Hey guys!
As many of you know, we had our first IVF appointment of the year yesterday! We are starting FRESH. We aren’t bringing anything from last year into this year (except more knowledge than we originally had, and lots of faith)!
I started the morning with a prayer, but it quickly went downhill from there.
I don’t know why I did it, but I scheduled the appointment for the very first minute it was physically possible for me to get there. I had to get up, teach an hour-long fitness class, get home, shower & get ready, & drive 45 minutes to get there for exactly 1pm. No time cushion. AT. ALL…. WHYY?? Probably because when I made the appointment, I was so eager to get started that I wasn’t thinking straight.
So you can imagine how stressed I was when one of my clients wanted to have an in depth conversation after class about a fundraising project we’re working on. I tried to be nice and politely tell her that I was running late & had to go. But she wouldn’t let up– like in my personal space, walking one step forward for every step I walked back– not letting up. I was a millisecond away from going off (which I’ve NEVER done in front of any of my clients, THANK GOD) when one of my friends & fellow instructor noticed what was happening & quickly stepped in. Without skipping a beat, she stood between us and offered to stay & lock up for me so I could get going since she knew I was in a hurry. And at that very second, I JETTED! (Thank you SOOO much A!! You know who you are! And you KNOW what a fetch move that was!!!! High 5!)
I’m not even half-way home before I start to feel uber bad about that entire exchange. That client meant well, and honestly didn’t understand what I was saying. But I was still frustrated. Why can’t people ever just take your first answer at face-value? Why isn’t “I don’t have time today, but we will talk later” sufficient? We ALL need to start respecting each other’s time & space more. If you need to really talk to someone, set up a freakin’ meeting. OK- rant over… moving on!! lol
Because I was feeling so bad about all of that, when I got home I decided to hit RESET. I took 3 deep breaths, read a passage from my daily devotional, put on some great music, and hopped into the shower. Ahhhhh….even though I was in a hurry, I knew in that moment that if I just gave it all up to God, He’d take care of me. And guess what…. He DID.

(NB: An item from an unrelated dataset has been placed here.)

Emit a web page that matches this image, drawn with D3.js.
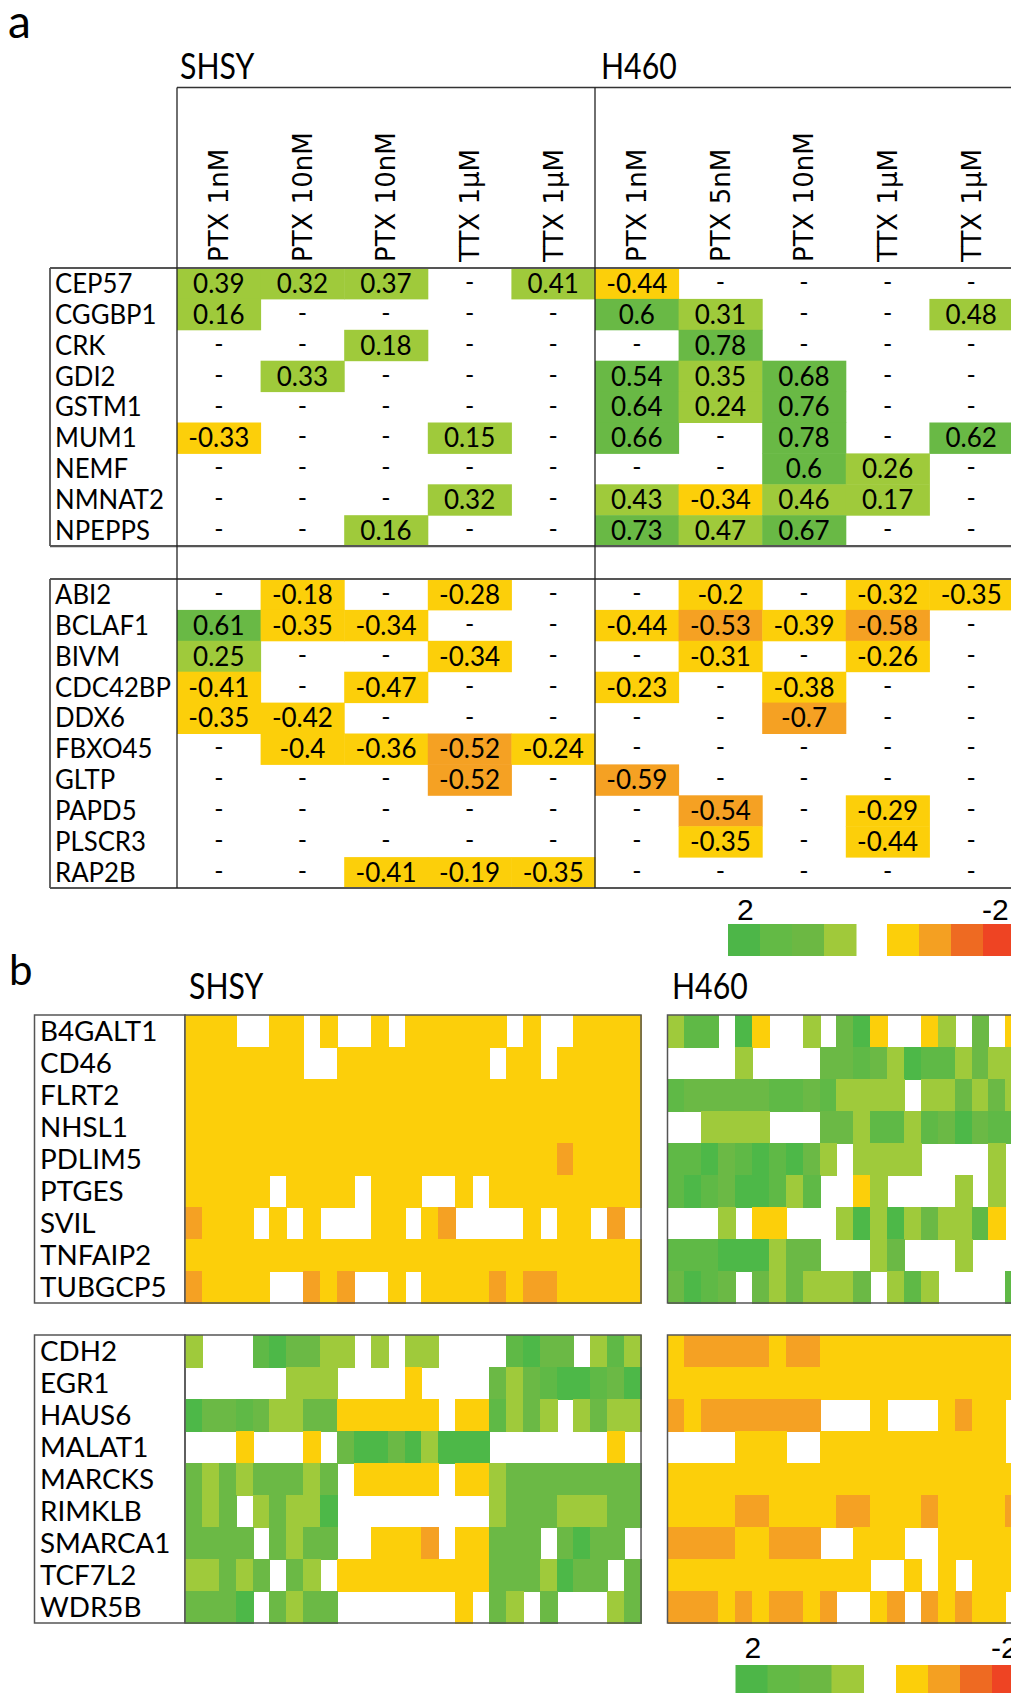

I got ready calmly, and decided to wear the “I have FAITH” necklace (pictured above) that one of my best friends gave me for Christmas this year. It’s a lovely reminder of what life is all about. After all of that, I even had 2 extra minutes to make a smoothie. Since I was doing blood work, I was thankful to be able to have something in my system to hold me over until after the appointment. Then I hit the road….[I was driving David’s HUGE truck by the way, because he had a meeting 100 miles away and my car makes better gas mileage (that was a sight)]…and met David at a truck stop on the main highway so we could continue the trek together.
We got there with 5 minutes to spare….God is good!
The appointment itself went really well! Everything was fine with my ultrasound and blood work, and the saline sono hystereogram was perfect. Dr. Lu said it looks like we’re all set to start fresh!!! After meeting with our amazing nurse, we browsed the updated meds lists, found a few contacts, and even met up with some fellow IVFers to purchase their leftover meds. Add ALL of that to all the prep work we did on Tuesday, and we were actually able to get our first round of meds for under $750!!! That is compared to the over $2000 price tag we would’ve faced had we just ordered everything from the pharmacy!! YES!!! We literally saved $1200 by just stepping out of our comfort zone and making a few (what we thought would be) awkward phone calls. I quickly realized that it wasn’t awkward at all! People are just as eager to sell back their meds and make a little of their money back as we are to buy them for less than market value. It’s a win-win!! Don’t worry, we’ve made all the precautions to make sure this is all real, unused medication 🙂
Before we left the office, we got the dreaded “cost breakdown” for everything. I took a pic of it & posted it at the top of this page. Basically our first payment of over $5k is due when we start the Follistim shots, and the second payment of over $7k is due when one of my follicles starts to measure above 15mm. In an effort to help my friends in the Broken Hearts Club to make informed decisions, I’ll post the breakdown on our Cost Page tonight. (PS- if you’d like to donate to this cause, there’s info about how to do so anonymously at the bottom of that page! Hey…every little bit helps! LOL)
After all that awesomeness, we were still on a happiness high from all the money we saved on the meds, and from our great meeting with our nurse. So we decided to go get a King Cake for the FINO office…let’s just say…THEY LOVED IT!! And it felt good to do something nice & unexpected for them!
We grabbed a bite to eat, made a few more med connections while we were in the city, and then headed home.
I’m feeling fine, just kinda tired…probably from that saline sonohysterogram. But all in all, I am ready!! We are ready! And with God in our corner, we WILL conquer this IF!!! Thanks again for all of the comments, prayers, and good wishes y’all are continuing to send our way! I’ll definitely keep y’all updated!!